→ Problem to work on:
Your task is to retype the lines between the line with "Rebuild this chart as a Python script, using Plotly." and the line with "import plotly.graph_objects as go", inclusive. Copy no pictures and no other lines.

→ Extracted records:

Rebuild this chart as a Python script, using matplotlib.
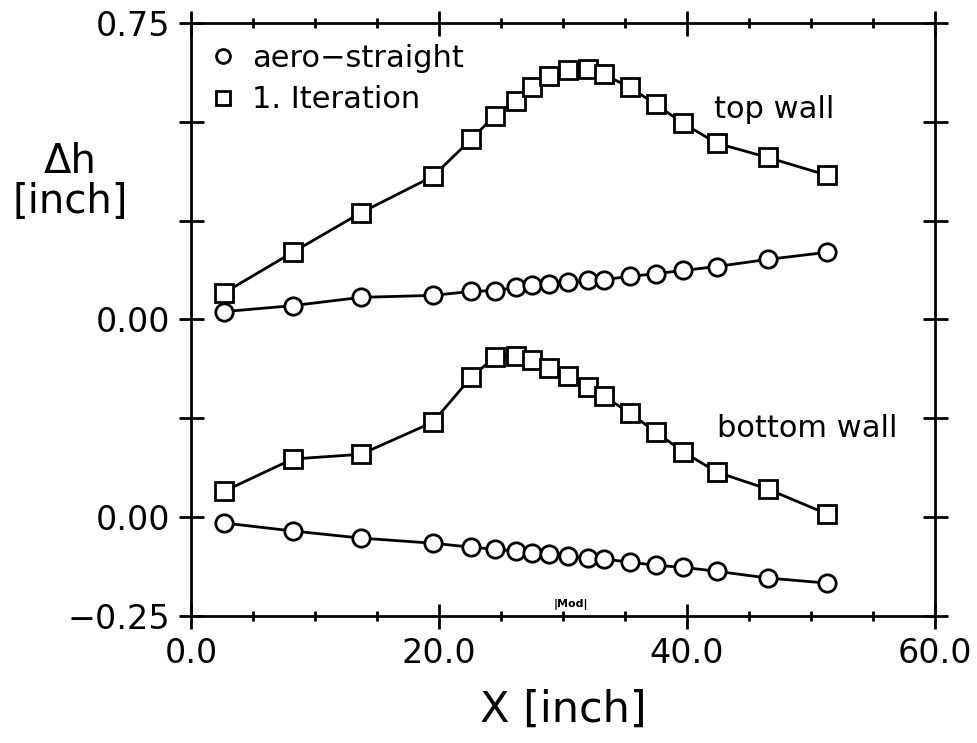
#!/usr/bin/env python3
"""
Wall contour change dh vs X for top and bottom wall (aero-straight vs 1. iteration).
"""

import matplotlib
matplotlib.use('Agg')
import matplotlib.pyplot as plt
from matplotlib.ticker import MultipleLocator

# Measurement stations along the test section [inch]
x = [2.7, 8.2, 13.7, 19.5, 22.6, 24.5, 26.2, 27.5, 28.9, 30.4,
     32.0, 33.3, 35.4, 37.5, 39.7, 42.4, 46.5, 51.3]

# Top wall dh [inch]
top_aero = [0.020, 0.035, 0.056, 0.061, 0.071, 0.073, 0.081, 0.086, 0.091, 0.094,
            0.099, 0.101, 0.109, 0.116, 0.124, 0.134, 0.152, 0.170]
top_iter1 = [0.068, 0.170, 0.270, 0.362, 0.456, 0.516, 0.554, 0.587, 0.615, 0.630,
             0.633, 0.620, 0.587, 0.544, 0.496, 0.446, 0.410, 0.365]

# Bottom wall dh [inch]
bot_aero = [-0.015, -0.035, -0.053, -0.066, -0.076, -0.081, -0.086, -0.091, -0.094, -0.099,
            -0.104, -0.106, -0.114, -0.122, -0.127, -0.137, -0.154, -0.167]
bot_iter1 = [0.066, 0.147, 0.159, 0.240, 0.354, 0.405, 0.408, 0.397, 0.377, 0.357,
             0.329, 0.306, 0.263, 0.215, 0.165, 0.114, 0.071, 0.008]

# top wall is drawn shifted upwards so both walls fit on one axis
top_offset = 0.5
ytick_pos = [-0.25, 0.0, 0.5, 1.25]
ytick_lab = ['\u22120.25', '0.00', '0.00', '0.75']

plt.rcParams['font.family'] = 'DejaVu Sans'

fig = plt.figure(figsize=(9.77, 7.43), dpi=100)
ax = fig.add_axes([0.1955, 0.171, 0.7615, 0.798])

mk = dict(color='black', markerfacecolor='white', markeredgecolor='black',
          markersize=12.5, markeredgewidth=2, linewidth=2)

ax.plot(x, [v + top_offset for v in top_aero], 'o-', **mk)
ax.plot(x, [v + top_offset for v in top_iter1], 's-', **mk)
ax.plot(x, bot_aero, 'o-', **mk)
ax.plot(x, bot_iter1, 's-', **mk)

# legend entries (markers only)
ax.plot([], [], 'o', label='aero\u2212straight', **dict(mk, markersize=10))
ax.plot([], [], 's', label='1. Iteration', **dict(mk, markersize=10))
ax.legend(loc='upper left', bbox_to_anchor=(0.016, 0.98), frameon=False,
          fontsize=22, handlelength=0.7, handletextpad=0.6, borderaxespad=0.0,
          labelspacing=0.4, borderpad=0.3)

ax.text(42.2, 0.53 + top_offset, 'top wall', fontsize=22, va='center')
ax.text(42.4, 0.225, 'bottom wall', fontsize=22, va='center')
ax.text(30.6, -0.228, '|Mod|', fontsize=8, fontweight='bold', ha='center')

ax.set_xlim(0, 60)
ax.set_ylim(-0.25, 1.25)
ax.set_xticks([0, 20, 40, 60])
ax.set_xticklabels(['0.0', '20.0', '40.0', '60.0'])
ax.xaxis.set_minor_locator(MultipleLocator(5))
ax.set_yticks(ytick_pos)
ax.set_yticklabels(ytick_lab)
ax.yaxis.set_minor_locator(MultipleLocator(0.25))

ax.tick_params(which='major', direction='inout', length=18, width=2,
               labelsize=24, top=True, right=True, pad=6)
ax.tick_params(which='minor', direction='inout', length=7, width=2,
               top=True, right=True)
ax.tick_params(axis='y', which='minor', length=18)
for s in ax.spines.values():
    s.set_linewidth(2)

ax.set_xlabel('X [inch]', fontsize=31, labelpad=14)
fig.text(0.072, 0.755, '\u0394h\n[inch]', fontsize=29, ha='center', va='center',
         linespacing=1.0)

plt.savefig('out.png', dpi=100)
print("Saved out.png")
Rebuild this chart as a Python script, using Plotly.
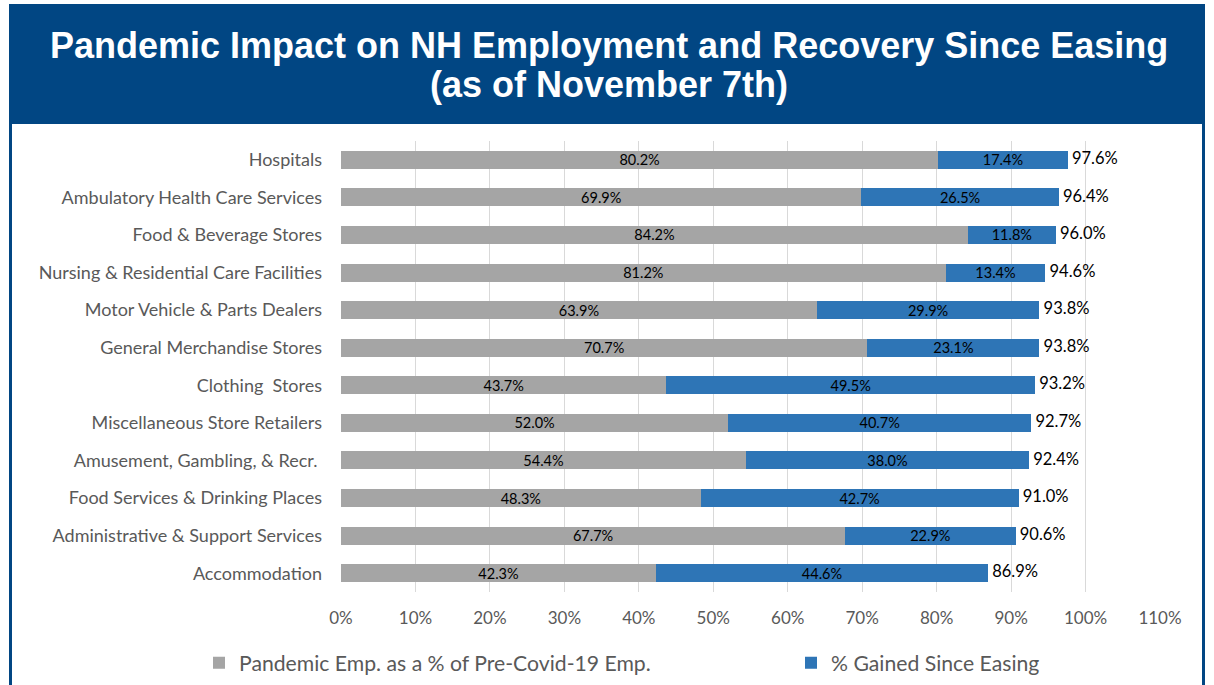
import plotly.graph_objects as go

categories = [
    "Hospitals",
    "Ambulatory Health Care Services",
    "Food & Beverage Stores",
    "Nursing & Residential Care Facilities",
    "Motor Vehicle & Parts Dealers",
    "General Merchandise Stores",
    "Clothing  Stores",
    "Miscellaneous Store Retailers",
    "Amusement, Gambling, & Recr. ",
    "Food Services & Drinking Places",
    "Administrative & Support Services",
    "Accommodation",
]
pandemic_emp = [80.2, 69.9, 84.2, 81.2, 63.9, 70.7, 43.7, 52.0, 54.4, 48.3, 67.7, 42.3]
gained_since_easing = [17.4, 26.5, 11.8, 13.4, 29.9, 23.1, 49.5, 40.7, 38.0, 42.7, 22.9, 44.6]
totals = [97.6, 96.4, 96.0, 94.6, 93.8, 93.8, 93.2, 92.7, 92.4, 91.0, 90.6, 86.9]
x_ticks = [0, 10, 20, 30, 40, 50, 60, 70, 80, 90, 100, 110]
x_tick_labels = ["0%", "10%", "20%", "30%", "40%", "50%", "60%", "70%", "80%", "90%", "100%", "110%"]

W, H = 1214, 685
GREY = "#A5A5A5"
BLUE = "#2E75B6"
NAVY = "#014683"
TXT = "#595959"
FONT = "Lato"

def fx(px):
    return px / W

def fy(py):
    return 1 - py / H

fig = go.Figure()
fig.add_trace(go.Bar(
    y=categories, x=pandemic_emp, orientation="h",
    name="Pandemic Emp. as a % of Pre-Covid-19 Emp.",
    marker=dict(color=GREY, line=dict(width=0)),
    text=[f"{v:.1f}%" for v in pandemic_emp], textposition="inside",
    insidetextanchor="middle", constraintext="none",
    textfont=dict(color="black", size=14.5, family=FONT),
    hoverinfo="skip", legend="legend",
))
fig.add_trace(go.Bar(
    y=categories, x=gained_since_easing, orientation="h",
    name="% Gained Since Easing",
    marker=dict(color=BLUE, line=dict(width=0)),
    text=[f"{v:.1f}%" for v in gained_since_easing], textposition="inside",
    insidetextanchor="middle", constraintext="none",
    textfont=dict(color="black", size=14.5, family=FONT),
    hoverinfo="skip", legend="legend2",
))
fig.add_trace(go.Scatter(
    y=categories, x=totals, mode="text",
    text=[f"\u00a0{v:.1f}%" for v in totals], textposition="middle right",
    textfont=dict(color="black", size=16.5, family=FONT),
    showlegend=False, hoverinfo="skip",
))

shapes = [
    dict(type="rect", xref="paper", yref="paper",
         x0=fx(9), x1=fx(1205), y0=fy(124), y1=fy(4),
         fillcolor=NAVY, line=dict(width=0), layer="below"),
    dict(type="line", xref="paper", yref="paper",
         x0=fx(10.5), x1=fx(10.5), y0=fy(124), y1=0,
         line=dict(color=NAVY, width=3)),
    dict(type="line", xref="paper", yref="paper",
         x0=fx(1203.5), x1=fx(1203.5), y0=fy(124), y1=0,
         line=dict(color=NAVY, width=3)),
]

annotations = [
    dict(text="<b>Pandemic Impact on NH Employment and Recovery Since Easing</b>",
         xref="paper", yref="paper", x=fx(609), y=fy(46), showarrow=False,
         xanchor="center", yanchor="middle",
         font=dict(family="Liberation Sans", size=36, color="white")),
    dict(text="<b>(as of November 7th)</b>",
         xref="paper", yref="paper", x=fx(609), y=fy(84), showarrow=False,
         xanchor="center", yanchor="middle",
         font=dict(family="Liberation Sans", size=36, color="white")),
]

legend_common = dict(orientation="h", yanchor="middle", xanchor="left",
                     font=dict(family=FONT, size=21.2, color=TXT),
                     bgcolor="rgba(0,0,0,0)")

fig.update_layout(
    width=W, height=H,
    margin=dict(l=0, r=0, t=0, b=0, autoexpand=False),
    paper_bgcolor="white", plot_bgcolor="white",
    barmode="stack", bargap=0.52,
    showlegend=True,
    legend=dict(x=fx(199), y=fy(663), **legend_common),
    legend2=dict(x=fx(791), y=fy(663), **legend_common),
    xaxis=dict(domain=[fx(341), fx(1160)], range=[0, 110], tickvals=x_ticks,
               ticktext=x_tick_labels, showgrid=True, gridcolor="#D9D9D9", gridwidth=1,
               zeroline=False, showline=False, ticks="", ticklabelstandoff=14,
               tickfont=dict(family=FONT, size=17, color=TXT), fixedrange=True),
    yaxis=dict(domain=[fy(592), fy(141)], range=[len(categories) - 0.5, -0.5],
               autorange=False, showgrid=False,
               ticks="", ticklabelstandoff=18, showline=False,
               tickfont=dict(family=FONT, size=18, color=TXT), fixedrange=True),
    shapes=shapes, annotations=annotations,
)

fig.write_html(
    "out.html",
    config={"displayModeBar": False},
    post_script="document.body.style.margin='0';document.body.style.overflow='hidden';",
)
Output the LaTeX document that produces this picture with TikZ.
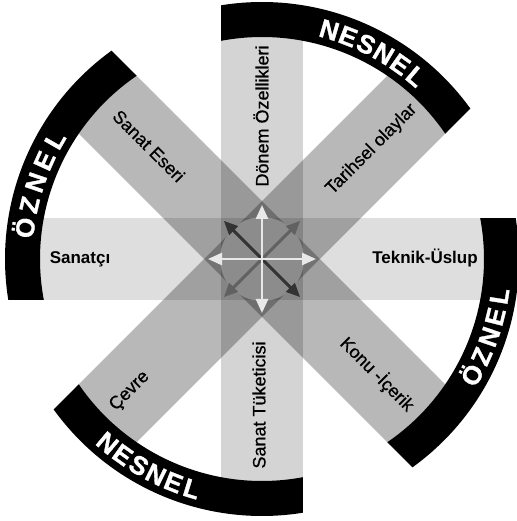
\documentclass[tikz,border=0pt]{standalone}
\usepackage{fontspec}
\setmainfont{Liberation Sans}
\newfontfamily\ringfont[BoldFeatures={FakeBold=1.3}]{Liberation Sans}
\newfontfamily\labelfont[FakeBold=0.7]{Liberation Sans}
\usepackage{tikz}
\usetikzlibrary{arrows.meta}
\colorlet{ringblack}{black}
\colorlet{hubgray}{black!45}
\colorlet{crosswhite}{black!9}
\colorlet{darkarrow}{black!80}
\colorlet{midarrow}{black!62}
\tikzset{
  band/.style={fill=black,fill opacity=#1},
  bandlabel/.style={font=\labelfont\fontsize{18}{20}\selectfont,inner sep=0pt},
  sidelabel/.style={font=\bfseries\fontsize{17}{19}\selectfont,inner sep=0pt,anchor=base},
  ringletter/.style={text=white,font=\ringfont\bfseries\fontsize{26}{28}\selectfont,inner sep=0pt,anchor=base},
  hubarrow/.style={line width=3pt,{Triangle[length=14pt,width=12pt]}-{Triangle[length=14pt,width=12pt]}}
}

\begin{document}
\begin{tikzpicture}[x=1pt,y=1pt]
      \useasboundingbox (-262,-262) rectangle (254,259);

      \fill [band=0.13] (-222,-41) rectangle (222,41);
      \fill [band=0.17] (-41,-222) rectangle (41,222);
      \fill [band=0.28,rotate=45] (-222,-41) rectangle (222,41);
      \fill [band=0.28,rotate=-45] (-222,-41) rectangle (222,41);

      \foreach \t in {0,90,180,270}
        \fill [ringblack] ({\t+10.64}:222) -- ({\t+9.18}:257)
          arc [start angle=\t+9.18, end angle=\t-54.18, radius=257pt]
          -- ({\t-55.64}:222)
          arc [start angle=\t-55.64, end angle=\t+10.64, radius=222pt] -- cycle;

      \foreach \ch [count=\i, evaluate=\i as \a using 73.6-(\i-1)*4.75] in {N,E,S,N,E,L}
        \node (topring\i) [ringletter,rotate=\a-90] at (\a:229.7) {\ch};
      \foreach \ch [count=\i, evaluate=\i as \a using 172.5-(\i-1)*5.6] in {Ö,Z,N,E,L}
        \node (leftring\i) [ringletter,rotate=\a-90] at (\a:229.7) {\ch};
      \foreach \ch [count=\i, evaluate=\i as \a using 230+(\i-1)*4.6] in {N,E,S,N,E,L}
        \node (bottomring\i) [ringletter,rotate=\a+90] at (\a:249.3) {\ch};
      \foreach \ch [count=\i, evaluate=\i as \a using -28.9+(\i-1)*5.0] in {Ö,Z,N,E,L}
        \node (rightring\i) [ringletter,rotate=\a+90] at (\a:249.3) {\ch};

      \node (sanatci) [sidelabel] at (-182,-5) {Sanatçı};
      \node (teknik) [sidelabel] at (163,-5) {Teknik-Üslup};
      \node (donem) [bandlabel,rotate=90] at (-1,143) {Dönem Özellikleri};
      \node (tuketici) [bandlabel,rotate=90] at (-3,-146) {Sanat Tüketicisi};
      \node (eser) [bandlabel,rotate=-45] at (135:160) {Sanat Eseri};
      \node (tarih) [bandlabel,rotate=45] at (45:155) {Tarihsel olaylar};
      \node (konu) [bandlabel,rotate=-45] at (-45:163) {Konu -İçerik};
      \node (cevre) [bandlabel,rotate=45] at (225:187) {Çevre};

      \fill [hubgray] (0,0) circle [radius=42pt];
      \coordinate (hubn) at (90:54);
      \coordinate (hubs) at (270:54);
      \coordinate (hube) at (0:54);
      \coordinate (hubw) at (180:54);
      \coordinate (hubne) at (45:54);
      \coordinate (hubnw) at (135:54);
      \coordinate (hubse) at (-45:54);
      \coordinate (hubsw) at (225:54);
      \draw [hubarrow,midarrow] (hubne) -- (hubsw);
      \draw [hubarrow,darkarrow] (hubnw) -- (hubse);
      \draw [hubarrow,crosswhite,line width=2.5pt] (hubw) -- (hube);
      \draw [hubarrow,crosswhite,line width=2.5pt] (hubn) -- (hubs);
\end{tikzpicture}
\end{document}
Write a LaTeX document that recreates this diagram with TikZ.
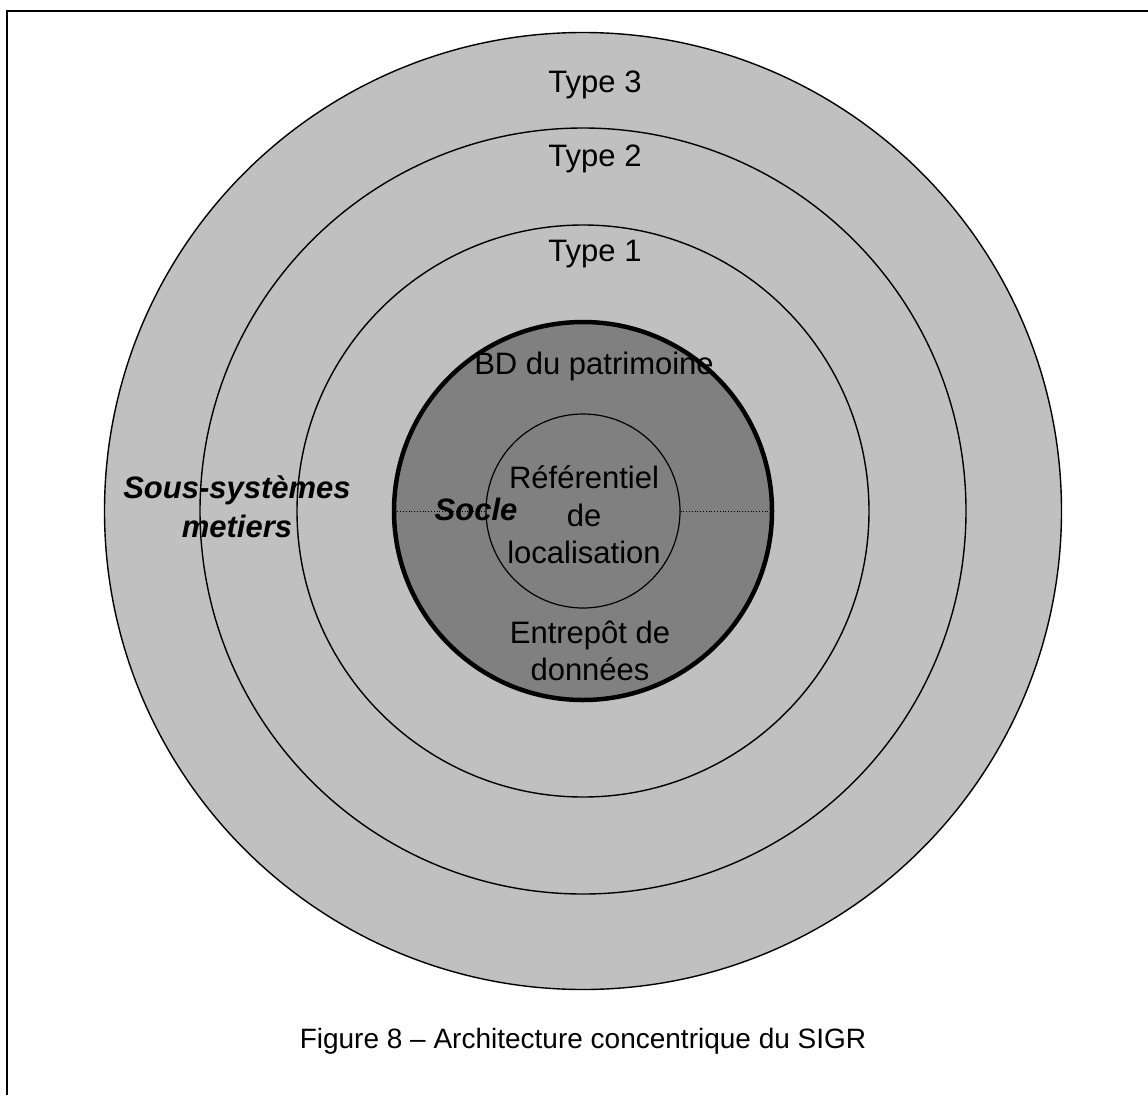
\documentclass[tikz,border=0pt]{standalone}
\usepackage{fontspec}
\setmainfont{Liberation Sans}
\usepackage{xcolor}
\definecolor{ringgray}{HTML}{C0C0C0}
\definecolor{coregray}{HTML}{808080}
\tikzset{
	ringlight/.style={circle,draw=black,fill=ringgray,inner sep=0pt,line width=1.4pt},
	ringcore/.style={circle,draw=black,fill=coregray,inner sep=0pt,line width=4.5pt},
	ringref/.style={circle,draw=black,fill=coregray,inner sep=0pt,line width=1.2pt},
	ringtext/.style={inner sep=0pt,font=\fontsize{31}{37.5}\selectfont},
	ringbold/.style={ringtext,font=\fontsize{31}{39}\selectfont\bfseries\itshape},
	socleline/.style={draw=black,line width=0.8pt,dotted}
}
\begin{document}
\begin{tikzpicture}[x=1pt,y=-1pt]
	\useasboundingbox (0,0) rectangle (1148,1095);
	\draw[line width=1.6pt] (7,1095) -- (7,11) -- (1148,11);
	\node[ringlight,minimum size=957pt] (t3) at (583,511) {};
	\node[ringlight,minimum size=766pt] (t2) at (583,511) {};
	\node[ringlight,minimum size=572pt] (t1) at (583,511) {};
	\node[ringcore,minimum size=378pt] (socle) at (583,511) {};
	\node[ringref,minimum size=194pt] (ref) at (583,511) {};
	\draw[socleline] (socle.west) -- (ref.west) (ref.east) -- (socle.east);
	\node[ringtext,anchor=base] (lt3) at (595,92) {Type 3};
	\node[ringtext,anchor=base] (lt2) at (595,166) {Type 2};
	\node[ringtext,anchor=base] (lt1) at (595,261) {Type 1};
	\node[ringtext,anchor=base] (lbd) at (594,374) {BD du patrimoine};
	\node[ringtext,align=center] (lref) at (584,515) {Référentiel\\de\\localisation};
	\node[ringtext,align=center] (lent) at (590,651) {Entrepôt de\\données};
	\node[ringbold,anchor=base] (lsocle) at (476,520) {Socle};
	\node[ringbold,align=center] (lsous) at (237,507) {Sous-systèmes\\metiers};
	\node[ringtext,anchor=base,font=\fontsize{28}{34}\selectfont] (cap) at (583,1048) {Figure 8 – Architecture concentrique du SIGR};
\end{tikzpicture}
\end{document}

→ Solved exercise:
Rebuild this chart as a Python script, using Plotly.
import plotly.graph_objects as go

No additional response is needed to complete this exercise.